Los dos independentistas del panel hablaron del futuro, de la esperanza de algo mejor, y como lograrlo.  No hay una visión por una Escocia independiente, sino hay miles.  Y la gente que vive en Escocia podremos decidir nuestro camino entre estas posibilidades emocionantes sin preocuparnos de los Tories o un partido laborista que basan su política en la necesidad de ganar los votos flotantes de conservadores del sur del Inglaterra.
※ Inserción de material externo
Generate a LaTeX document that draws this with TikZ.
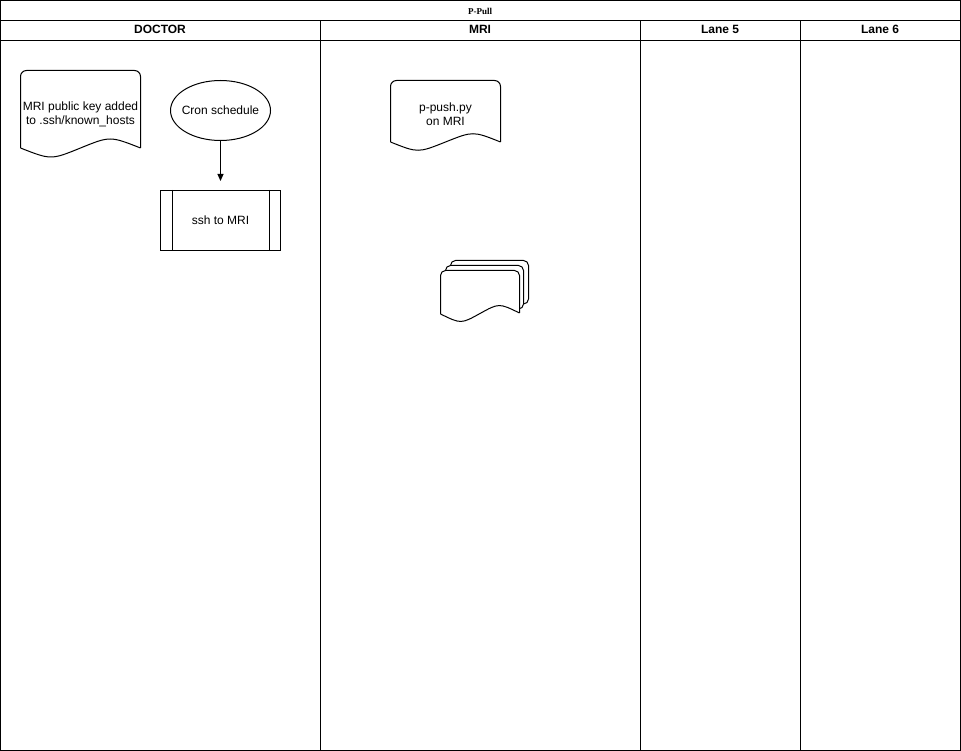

Es sencillo.  Aqui estamos con el petroleo hasta las axilas, con el gas, con un montón de carbón, y con los recursos renovables de energía más potentes de Europa, y hay miles de personas que no pueden calentar sus casas.  Exportamos el pescado, el whisky, carnes, verduras, frutas, y hay gente que tienen que ir a los bancos de alimentacion para poder comer.  Somos un país rico, pero hay pobreza y una falta de infraestructuras.  Y las desigualdades van creciendo.

Esto no va a cambiar con la Unión.  Pero con independencia, por lo menos hay la posibilidad.  La decisión será nuestra.

Cuando votaron, los indecididos se habían convertido en una mayoría de Sí de 68%.  La presentadora se puso una cara.  “Naturalmente estos resultados no son cientificos,” dijo.  Y tampoco los argumentos unionistas.

Este no es el único ejemplar.  En el mes pasado había tres otros debates públicos.  En Dundee los estudiantes de la Universidad de Abertay eran 59% que No al principio del debate.  En este debate, el politico laborista George Robertson, ex-secretario general de la OTAN, informó a los estudientes que Escocia no necesita independencia, porque, al contrario a los catalanes, no tenemos idioma ni cultura.  Al final los estudiantes votaron 51% que Sí.  Mientras tanto, en Edimburgo un debate organizado por los PYMES resultó en un Sí de 73%.  Y en Clydebank en un debate de los sindicalistas la audiencia lo dejo muy claro que solo la independencia puede producir los cambios positivos que Escocia necesita.

Hay cientos de estos debates por todo el pais.  La campañía de Sí tiene miles y miles de activistas con entusiasmo y energía, la campañía de No solo tiene los medios de comunicación en las que ya hemos perdidos la fe.

Acaban de empezar, persona por persona, y puerta por puerta, llevan el mensaje de Sí, y van cambiando Escocia.